Citron has been working with three physically-challenged boys who have tactile difficulties. Their mothers bring them to the House of Clay, and join in the sessions as needed to help their kids use their hands. They work with different textures and weights — Legos, rolling pins, and other tools — to help them learn how to employ different pressures for marking the clay. Citron has seen an improvement in their motors skills, but just as important, she has recently seen their countenance transform from disturbance to delight. "It was the first time they had real smiles on their faces while they were doing it," she says. "They felt an immediate reward for their actions, which you can only get from being involved with the clay."

That reward, that sense of accomplishment, has also been felt by Partners for Kids and Families, Inc., a Burlington County Care Management Organization. Since May 2004, the House of Clay has provided Clay Play Therapy workshops, fostering positive interaction between children and their caregivers. Keva White, Community Resources Director, brought clay therapy to the group and says she has seen its positive effects firsthand.

"I saw the level of nurturing capability increase dramatically," says White of how the sessions affected the adults. He remembers one family in particular, a grandmother who by default, was forced to adopt her daughter's children. "She was so angry about having to take them on. She was so rough on them, and by then end of the sessions she developed a calm, nurturing persona as a result of working with the kids outside the home."

For the children, White noticed such joy through the self-expression of working with clay to create their own piece of art. "These kids don't have many choices," says White, "They always have someone dictating where they have to live and what they have to do." But with clay, the children were free to make their own decisions about what they wanted to make and how they wanted it to look."

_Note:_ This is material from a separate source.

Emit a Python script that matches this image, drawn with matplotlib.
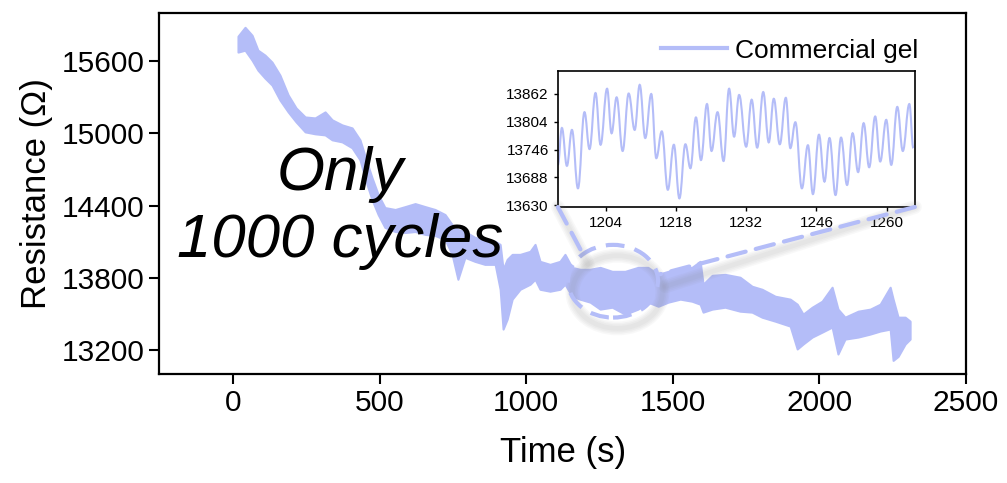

Accolades are echoed by numerous organizations throughout the area, including Volunteers of America Delaware Valley, the Garden State Discovery Museum and Big Brothers Big Sisters of Camden and Gloucester Counties. The successful clay therapy programs created to help non-profit groups like these reach their goals have caused Citron and Gray to envision a goal of their own: to turn the House of Clay into a non-profit organization. That way, they could obtain funding to help even more people and special groups that are in need of art therapy.

"It’s not the right time yet, but that's where we want to go some day," says Citron.

"We’d also like a mini-van so we can stop using our own cars to haul all our gear around town for traveling workshops," adds Gray, laughing. But for now, Citron and Gray are satisfied that they have been able to realize their dreams of helping others help themselves through the healing powers of clay. They have created a space where you don't have to worry about the phone ringing in the midst of your artistic muddle. You don't have to think about keeping your scraps off the floor or your paint drips off the table. You can just create, relax and do whatever it is you want to do with your clay, which is the whole point.

"Everything else doesn't matter for that hour, two hours, three hours, for whatever length of time that person is scheduled to be here," says Gray, "Nothing else really matters but that clay in front of them. And that is so huge! It's such an escape for everybody."